Viabilité économique
Ces exceptions de la directive de 2001, aujourd'hui optionnelles et choisies par les Etats membres, sont en effet le théâtre de combats de lobbying, des entités comme Wikipédia, certaines bibliothèques ou YouTube souhaitant qu'il y en ait plus, et que celles qui existent deviennent obligatoires. Souhaits qui avaient été repris à son compte par Julia Reda dans son projet de rapport, qui voulait entre autres une extension rapide et sans réflexion de l'exception de panorama, une nouvelle exception concernant les "oeuvres transformatives", et une exception assez générale au droit d'auteur des éditeurs pour la numérisation des oeuvres en bibliothèques. Rien que ces trois exemples sont révélateurs, chacun mettant en cause des équilibres fragiles en place dans son secteur. L'exception de panorama met ainsi en cause le droit moral des architectes et sculpteurs et leur droit à être rémunérés pour l'usage commercial fait par d'autres de leurs oeuvres ; l'exception pour oeuvres transformatives met en cause le droit moral des auteurs de la musique et également leur droit à compensation. Pour l'exception de numérisation des oeuvres en bibliothèque, c'est notamment le droit des éditeurs à choisir la compensation qui leur est due, et donc à assurer la viabilité économique de leur secteur, qui est en cause.
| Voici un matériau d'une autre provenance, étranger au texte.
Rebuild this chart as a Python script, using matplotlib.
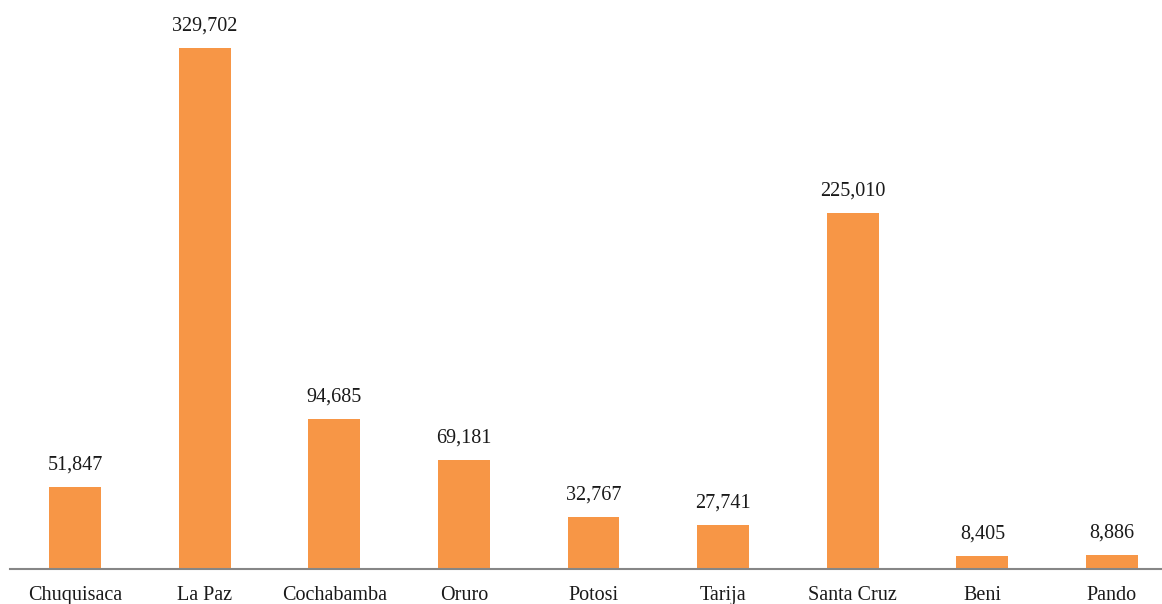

Comme le souhaitait le monde européen de la création, soutenu notamment par les gouvernements français et allemand, il est donc désormais tout à fait probable que la modification de la directive de 2001 sera examinée en même temps que la question de la responsabilité des plateformes. La Commission a en effet accepté de gérer également ce sujet, qui porte notamment sur les retombées économiques du piratage pour des plateformes qui affirment ne pas en être responsables juridiquement. Pour preuve, les services du commissaire Gunther Oettinger, qui sont en charge de la directive droit d'auteur également, ont lancé un questionnaire sur la responsabilité des plateformes il y a quelques semaines. En la matière, certains espèrent que la Commission entamera aussi un examen approfondi, notamment des retombées économiques des contenus piratés sur YouTube, qui seraient énormes : John Simson, ancien DG de SoundExchange et très respecté à Washington, où il est désormais professeur, nous avait effet affirmé en avril dernier dans les colonnes de Haut Parleur qu'environ 25% des revenus de Google venaient directement ou indirectement de contenus piratés. Il faut aussi noter que, par un hasard du calendrier, ces deux dossiers du droit d'auteur et de la responsabilité des plateformes seront examinés par les services du commissaire Oettinger au même moment où Mme Vestager - commissaire à la concurrence - mène son enquête pour abus de position dominante par Google. Ce dossier a également des répercussions sur la culture, notamment en ce qui concerne Google Images.